KR #2 last night used an ABC political chat show, Q&A, to suddenly start talking about some of those events of the past 12 months which are still shaping and plaguing the ALP and the government.
Rudd did so with a beguiling combination of Dad Jokes and aw-shucks language (in which Zimbabwe becomes Zim and Americans were Yanks, factional leaders were thugsters).
The second element was a finely honed competence. Rudd has always impressed by his knowledge of foreign affairs. It’s the edge he once used to raise the prospect of competence in other areas of public management.
The third was a sense of regret and apology from a man who struggled with the big issues but, hey folks, I’m only human. Or as Rudd put it last night: “Guess what? Political leaders are not perfect.’’ And wrapping it all together was the zinger line: “I may in the future be a less trusting soul.’‘
Kevin Rudd has neither forgiven others nor foregone what he believes are his rightful ambitions at the top of Australian politics.
While conceding that he made a mistake by deferring action on an Emissions Trading Scheme - “The judgment I made then was wrong. You make mistakes in public life. That was a big one. I made it.”
Rudd also revealed or confirmed that he had in fact resisted a hardline bid in cabinet to junk the climate change response completely—“You had some folk who wanted to get rid of it altogether, that is kill the ETS as a future proposition for the country. I couldn’t abide that.’‘
So get the picture? The Visigoths of cabinet wanted to rape and pillage the ETS and if it were not for Kevin they would have had their way. But he was able to send the carbon plan off to the safety of the future before it was completely ravaged.
Rudd’s acknowledgement of flawed decision making was actually an indictment of those who sat with him in cabinet. His concession took some of the pressure off Julia Gillard, but also left hanging the possibility she rode with the Visigoths.
Kevin Rudd, never a comfortable creature of the Labor culture, also saved up a backhander for the party figures, most largely unknown to the public, who decided he had to go as PM.
It was presented as an overall outlook on Labor post the NSW election, but we know who he meant.
“And the organisation is one where still we have factional leaders who intimidate a lot of the rest of the party from getting on with the business of being an effective political force in the country,’’ he said.
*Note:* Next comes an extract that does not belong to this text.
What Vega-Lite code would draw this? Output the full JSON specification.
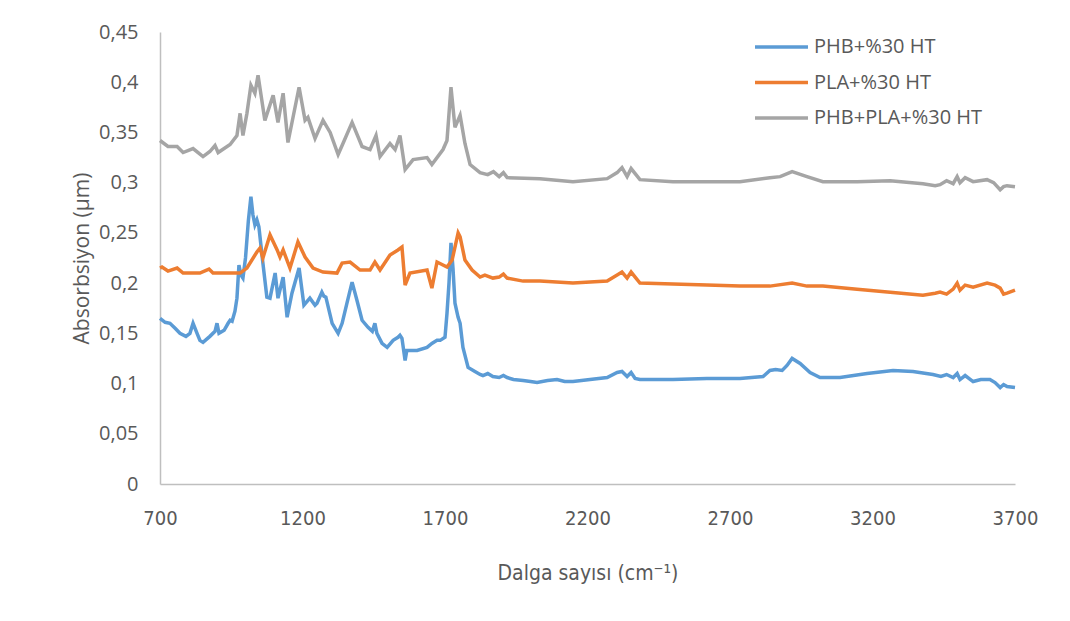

“When the Labor Party’s at its best, it’s putting the nation first and the party last. The Labor Party at its best is putting its members first as opposed to factional thugsters first.”
On television last night, Kevin Rudd’s candour and self criticism seem to flop around as innocently as his famous fringe of hair. But Labor figures know that’s not quite the case.
Rudd had chosen the timing and the setting to again stick an elbow into those who undercut him last June, and make clear he wasn’t going away.